The Vandal Law and the Note on the Door

'Sold!'
'Sold!' Demonstration at the Knesset against the Vandal Act, Aug. 2, 2011 (Gershom Gorenberg)

Gershom Gorenberg

Five minutes after I read a fresh online item about the Knesset passing the National Planning Committees Act (popularly known as the Vandal Act, based on a word play that defies resistance), I stepped out my front door and found an advertising flier, very glossy, hanging from the doorknob. The timing could not have been appropriate.

The note on my door advertised the grand opening of a luxury full-service apartment development for tourists in Baka, the neighborhood next to mine in Jerusalem. Real estate that could have been used for affordable housing for young families will instead generate high profits through rental to wealthy tourists. In the off-season, the building is likely to be mostly empty. The cost to the developers has already been figured into the rent; the social cost to the neighborhood will be paid by the neighbors.

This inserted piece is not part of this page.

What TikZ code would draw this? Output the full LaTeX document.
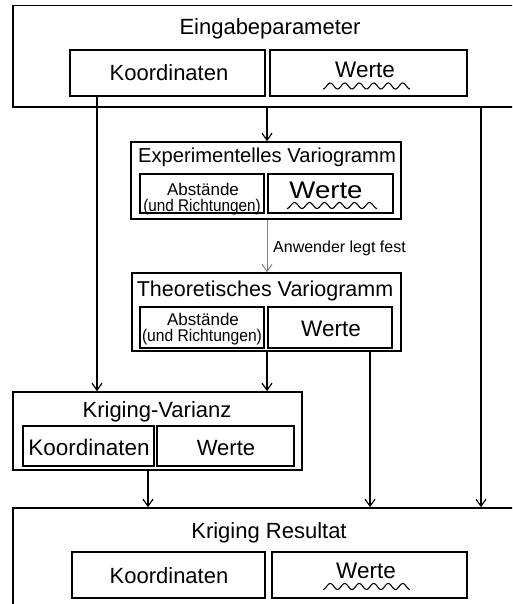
\documentclass[tikz,border=0pt]{standalone}
\usepackage{fontspec}
\setmainfont{Liberation Sans}
\usepackage{graphicx}
\usetikzlibrary{arrows.meta,fit}

\newcommand\fs[1]{\fontsize{#1}{#1}\selectfont}
% wavy underline: x start, x end, centre y, number of humps
\newcommand\wavyline[4]{%
  \draw[wavy] plot[domain=#1:#2, samples=90, smooth]
    (\x, {#3+3*cos((\x-#1)/(#2-#1)*#4*360)});}

\tikzset{
  box/.style={draw, line width=1.6pt, inner sep=0pt},
  txt/.style={inner sep=0pt, anchor=base},
  arr/.style={line width=1.2pt, -{Straight Barb[length=7pt,width=10pt,line width=1.2pt]}},
  garr/.style={line width=1pt, gray, -{Straight Barb[length=7pt,width=10pt,line width=1pt]}},
  wavy/.style={line width=1.1pt},
}

\begin{document}
\begin{tikzpicture}[x=1pt, y=-1pt]
\useasboundingbox (0,0) rectangle (512,604);
\clip (0,0) rectangle (512,604);

% input parameters
\node[box, fit={(13,5.5) (530,107)}] (top) {};
\node[box, fit={(70,50) (265,96)}] (tk) {};
\node[box, fit={(270,50) (467,96)}] (tw) {};
\node[txt, font=\fs{22}] (ttitle) at (270,34.5) {Eingabeparameter};
\node[txt, font=\fs{22}] (tktxt) at (169,81) {Koordinaten};
\node[txt, font=\fs{22.5}] (twtxt) at (365,78) {Werte};
\wavyline{323}{410}{86}{6}

% experimental variogram
\node[box, fit={(131,142) (401,219)}] (exp) {};
\node[box, fit={(140,174) (264,213)}] (ea) {};
\node[box, fit={(268,174) (393,213)}] (ew) {};
\node[txt, font=\fs{20.2}] (etitle) at (267,163) {Experimentelles Variogramm};
\node[txt, font=\fs{17}] (eatxt1) at (203,195) {Abstände};
\node[txt, font=\fs{17}] (eatxt2) at (202,211) {\scalebox{0.9}[1]{(und Richtungen)}};
\node[txt, font=\fs{24}] (ewtxt) at (326,198) {\scalebox{1.15}[1]{Werte}};
\wavyline{287}{377}{205.5}{6}

% theoretical variogram
\node[box, fit={(132,273) (401,351)}] (theo) {};
\node[box, fit={(140,307) (264,348)}] (ta) {};
\node[box, fit={(268,307) (392,348)}] (tv) {};
\node[txt, font=\fs{21.5}] (thtitle) at (265,296) {Theoretisches Variogramm};
\node[txt, font=\fs{17}] (tatxt1) at (203,325) {Abstände};
\node[txt, font=\fs{17}] (tatxt2) at (202,341) {\scalebox{0.92}[1]{(und Richtungen)}};
\node[txt, font=\fs{22.5}] (tvtxt) at (331,336) {Werte};

% kriging variance
\node[box, fit={(13,392) (302,470)}] (kv) {};
\node[box, fit={(23,426) (154,466)}] (kvk) {};
\node[box, fit={(157,426) (294,466)}] (kvw) {};
\node[txt, font=\fs{22}] (kvtitle) at (157,417) {Kriging-Varianz};
\node[txt, font=\fs{22.5}] (kvktxt) at (89,455) {Koordinaten};
\node[txt, font=\fs{22}] (kvwtxt) at (226,455) {Werte};

% kriging result
\node[box, fit={(13,508) (530,625)}] (res) {};
\node[box, fit={(72,552) (265,598)}] (rk) {};
\node[box, fit={(272,552) (467,598)}] (rw) {};
\node[txt, font=\fs{22}] (rtitle) at (269,538) {Kriging Resultat};
\node[txt, font=\fs{22}] (rktxt) at (169,583) {Koordinaten};
\node[txt, font=\fs{22.5}] (rwtxt) at (366,578) {Werte};
\wavyline{323}{410}{586.5}{6}

% connector columns
\coordinate (c97) at (97,0);
\coordinate (c148) at (148,0);
\coordinate (c267) at (267,0);
\coordinate (c370) at (370,0);
\coordinate (c481) at (481,0);

\draw[arr] (tk.south -| c97) -- (kv.north -| c97);
\draw[arr] (top.south -| c267) -- (exp.north -| c267);
\draw[arr] (top.south -| c481) -- (res.north -| c481);
\draw[garr] (exp.south -| c267) -- (theo.north -| c267);
\node[txt, font=\fs{16}, anchor=base west] (user) at (273,252) {Anwender legt fest};
\draw[arr] (theo.south -| c267) -- (kv.north -| c267);
\draw[arr] (theo.south -| c370) -- (res.north -| c370);
\draw[arr] (kv.south -| c148) -- (res.north -| c148);
\end{tikzpicture}
\end{document}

The Vandal Act (Hebrew text of the bill as it left committee here) provides for establishment of one national and six district committees to approve housing plans under an accelerated process. Benjamin Netanyahu – the man with three homes – claims that the bill will get dread government bureaucracy out of the way and speed construction of new homes. But those bureaucratic barriers that Bibi so despises include the process of opening a plan to public discussion and objections on social and environmental grounds. A much more realistic analysis of the law by the Association for Civil Rights in Israel, Bimkom – Planners for Planning rights, and the Association for Distributive Justice, states that establishing the committees

will bypass planning procedures and will lead to flawed housing plans, which will not provide a minimal quality of life for the residents; this, while also severely harming the environment and infringing on the public’s right to voice opinions regarding housing plans.

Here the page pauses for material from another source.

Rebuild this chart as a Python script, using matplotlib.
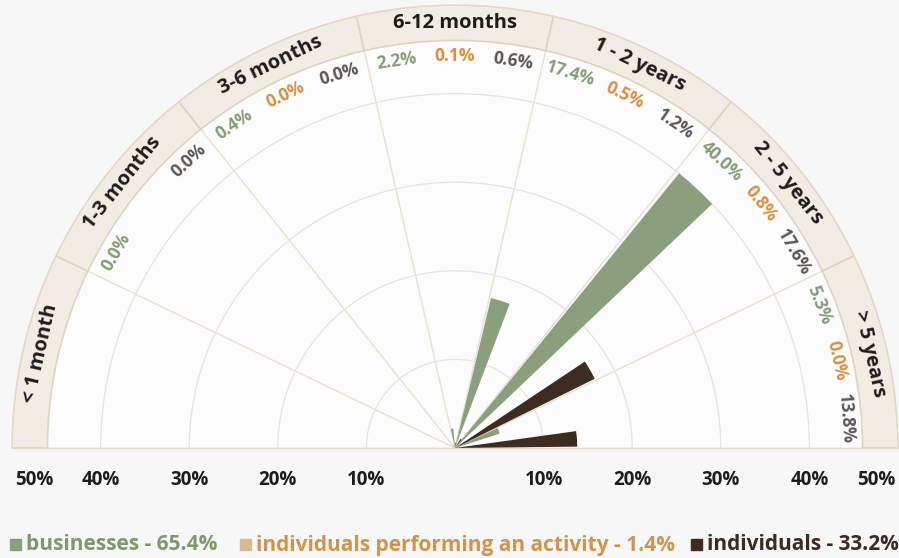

Economist Yossi Zeira of Hebrew University commented last Friday in an interview in the Hebrew business paper Calcalist:

These bureaucratic shortcuts are likely to be destructive. Hasty building permits, harming existing communities or vital natural resources and places of beauty, with no attention to conservation, will do damage that we’ll regret for generations. The shortcuts won’t serve the public, only the developers. This is the embodiment of the capitalist-government complex.

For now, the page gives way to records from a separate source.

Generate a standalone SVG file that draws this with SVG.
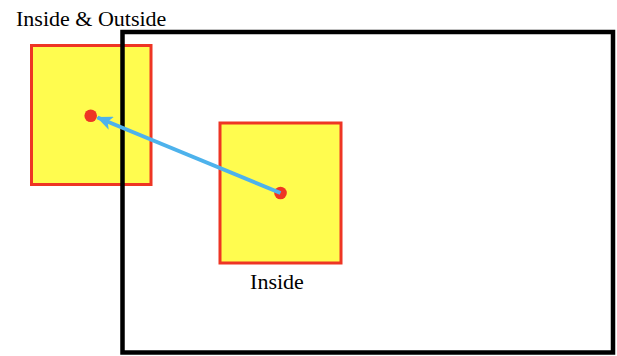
<svg xmlns="http://www.w3.org/2000/svg" width="617" height="356" viewBox="0 0 617 356">
<style>
.box{fill:#FFFC4F;stroke:#EE3524;stroke-width:3}
.dot{fill:#EE3524}
.lbl{font-family:"Liberation Serif",serif;font-size:22px;fill:#000}
</style>
<defs>
<marker id="ah" markerUnits="userSpaceOnUse" markerWidth="16" markerHeight="14" refX="15" refY="7" orient="auto">
<path d="M0,0 L16,7 L0,14 L4,7 Z" fill="#4DB2EC"/>
</marker>
</defs>
<rect width="617" height="356" fill="#fff"/>
<g id="left-box"><rect class="box" x="31.5" y="45.5" width="119.5" height="139"/><text class="lbl" x="16" y="26">Inside &amp; Outside</text></g>
<g id="outer"><rect x="122.5" y="32" width="490.5" height="320.5" fill="none" stroke="#000" stroke-width="4.5"/></g>
<g id="left-dot"><circle class="dot" cx="90.7" cy="115.7" r="6.3"/></g>
<g id="right-box"><rect class="box" x="220" y="123" width="121" height="140"/><circle class="dot" cx="280.5" cy="193" r="6.3"/><text class="lbl" x="277" y="289" text-anchor="middle">Inside</text></g>
<g id="connectors"><line x1="280.5" y1="193" x2="97.5" y2="117.5" stroke="#4DB2EC" stroke-width="4" marker-end="url(#ah)"/></g>
</svg>
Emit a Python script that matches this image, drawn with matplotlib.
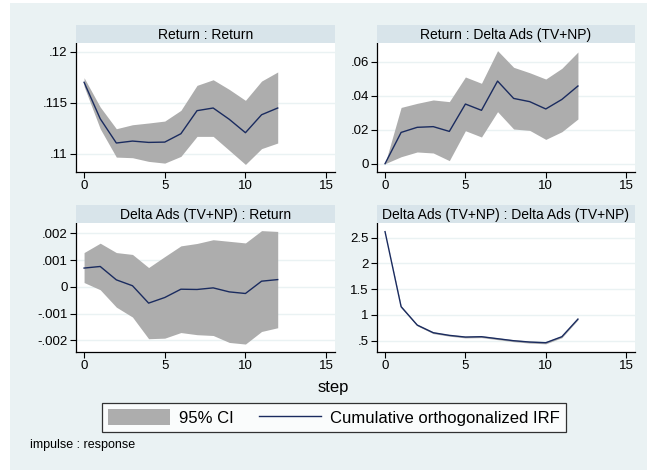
import matplotlib
matplotlib.use("Agg")
import matplotlib.pyplot as plt
from matplotlib.patches import Rectangle, Patch
from matplotlib.lines import Line2D

plt.rcParams['font.family'] = ['Liberation Sans', 'DejaVu Sans']

steps = [0, 1, 2, 3, 4, 5, 6, 7, 8, 9, 10, 11, 12]

titles = ["Return : Return", "Return : Delta Ads (TV+NP)",
          "Delta Ads (TV+NP) : Return", "Delta Ads (TV+NP) : Delta Ads (TV+NP)"]

# Return : Return
rr_irf = [0.1170, 0.11343, 0.11105, 0.11124, 0.11111, 0.11114, 0.11196, 0.11422, 0.11448, 0.11337, 0.11206, 0.11382, 0.11448]
rr_hi = [0.11745, 0.11458, 0.11245, 0.11284, 0.11301, 0.11320, 0.11425, 0.11670, 0.11725, 0.11630, 0.11523, 0.11712, 0.11801]
rr_lo = [0.11660, 0.11245, 0.10967, 0.10961, 0.10925, 0.10908, 0.10974, 0.11170, 0.11170, 0.11033, 0.10895, 0.11050, 0.11105]

# Return : Delta Ads
ra_irf = [0.0, 0.0184, 0.0214, 0.0218, 0.0190, 0.0351, 0.0314, 0.0486, 0.0384, 0.0365, 0.0322, 0.0378, 0.0457]
ra_hi = [0.0, 0.0331, 0.0355, 0.0375, 0.0365, 0.0510, 0.0473, 0.0665, 0.0567, 0.0535, 0.0498, 0.0561, 0.0657]
ra_lo = [0.0, 0.0041, 0.0069, 0.0063, 0.0018, 0.0194, 0.0157, 0.0306, 0.0204, 0.0196, 0.0143, 0.0188, 0.0263]

# Delta Ads : Return
ar_irf = [0.00070, 0.00076, 0.00026, 0.00004, -0.00061, -0.00040, -0.00009, -0.00010, -0.00004, -0.00019, -0.00025, 0.00021, 0.00027]
ar_hi = [0.00128, 0.00163, 0.00128, 0.00121, 0.00072, 0.00113, 0.00153, 0.00162, 0.00176, 0.00170, 0.00164, 0.00210, 0.00207]
ar_lo = [0.00016, -0.00011, -0.00076, -0.00113, -0.00194, -0.00192, -0.00171, -0.00179, -0.00182, -0.00208, -0.00214, -0.00167, -0.00153]

# Delta Ads : Delta Ads
aa_irf = [2.617, 1.160, 0.804, 0.655, 0.604, 0.571, 0.578, 0.539, 0.500, 0.474, 0.461, 0.578, 0.920]
aa_hi = [2.617, 1.180, 0.820, 0.672, 0.620, 0.588, 0.596, 0.557, 0.519, 0.494, 0.482, 0.598, 0.935]
aa_lo = [2.617, 1.140, 0.788, 0.638, 0.588, 0.554, 0.560, 0.521, 0.481, 0.454, 0.440, 0.558, 0.905]

xticks = [0, 5, 10, 15]
yticks = [[0.11, 0.115, 0.12], [0, 0.02, 0.04, 0.06],
          [-0.002, -0.001, 0, 0.001, 0.002], [0.5, 1, 1.5, 2, 2.5]]
ytick_labels = [[".11", ".115", ".12"], ["0", ".02", ".04", ".06"],
                ["-.002", "-.001", "0", ".001", ".002"], [".5", "1", "1.5", "2", "2.5"]]
ylims = [(0.10821, 0.12085), (-0.00488, 0.0710), (-0.002437, 0.002385), (0.281, 2.785)]

irfs = [rr_irf, ra_irf, ar_irf, aa_irf]
his = [rr_hi, ra_hi, ar_hi, aa_hi]
los = [rr_lo, ra_lo, ar_lo, aa_lo]

W, H = 647, 473
BG = "#EAF2F3"
BAR = "#D8E4EA"
CI_COL = "#ADADAD"
LINE_COL = "#1A2B5F"

fig = plt.figure(figsize=(W / 100, H / 100), dpi=100)
fig.patch.set_facecolor("white")
fig.patches.append(Rectangle((10 / W, 1 - 470 / H), (W - 10) / W, 467 / H,
                             transform=fig.transFigure, facecolor=BG,
                             edgecolor="none", zorder=-10))

# panel pixel boxes: (left, top, right, bottom)
boxes = [(76, 43, 335, 172), (377, 43, 635, 172),
         (76, 223, 335, 352), (377, 223, 635, 352)]
bar_h = 18

for i, (l, t, r, b) in enumerate(boxes):
    ax = fig.add_axes([l / W, 1 - b / H, (r - l) / W, (b - t) / H])
    ax.set_facecolor("white")
    ax.fill_between(steps, los[i], his[i], color=CI_COL, linewidth=0, zorder=2)
    ax.plot(steps, irfs[i], color=LINE_COL, linewidth=1.0, zorder=3)
    ax.set_xlim(-0.5, 15.55)
    ax.set_ylim(*ylims[i])
    ax.set_xticks(xticks)
    ax.set_xticklabels([str(v) for v in xticks])
    ax.set_yticks(yticks[i])
    ax.set_yticklabels(ytick_labels[i])
    ax.yaxis.grid(True, color=BG, linewidth=1.0, zorder=0)
    ax.set_axisbelow(True)
    for s in ["top", "right"]:
        ax.spines[s].set_visible(False)
    for s in ["left", "bottom"]:
        ax.spines[s].set_color("black")
        ax.spines[s].set_linewidth(0.9)
    ax.tick_params(direction="out", length=4, width=0.8, labelsize=9.5,
                   color="black", pad=2)
    # title bar
    tb = fig.add_axes([l / W, 1 - t / H, (r - l) / W, bar_h / H])
    tb.set_facecolor(BAR)
    tb.set_xticks([])
    tb.set_yticks([])
    for s in tb.spines.values():
        s.set_visible(False)
    tb.text(0.5, 0.45, titles[i], ha="center", va="center", fontsize=10,
            transform=tb.transAxes)

fig.text(333 / W, 1 - 387 / H, "step", ha="center", va="center", fontsize=12)

handles = [Patch(facecolor=CI_COL, edgecolor="none"),
           Line2D([], [], color=LINE_COL, linewidth=1.0)]
leg = fig.legend(handles, ["95% CI", "Cumulative orthogonalized IRF"],
                 loc="center", bbox_to_anchor=(334 / W, 1 - 417.5 / H),
                 ncol=2, fontsize=12, frameon=True, fancybox=False,
                 handlelength=3.7, handleheight=1.06, handletextpad=0.55,
                 columnspacing=1.5, borderpad=0.4)
leg.get_frame().set_edgecolor("black")
leg.get_frame().set_linewidth(0.9)

fig.text(30 / W, 1 - 445 / H, "impulse : response", ha="left", va="center",
         fontsize=9)

fig.savefig("out.png", dpi=100)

On the coast, more beachfront will be closed to the public, and housing in Tel Aviv will become even more expensive. Combine this bill with the government’s intent to privatize national parks, and who knows what will happen to Israel’s green space and historical sites.

You can count on the committees to approve more projects converting Jerusalem neighborhoods into areas affordable only to tourists. Young Israelis will be able to move out of town, or out of the country, while the oligarchs get richer.

The note on the door and the vote in the Knesset have a combined message: Israel has been sold to the rich.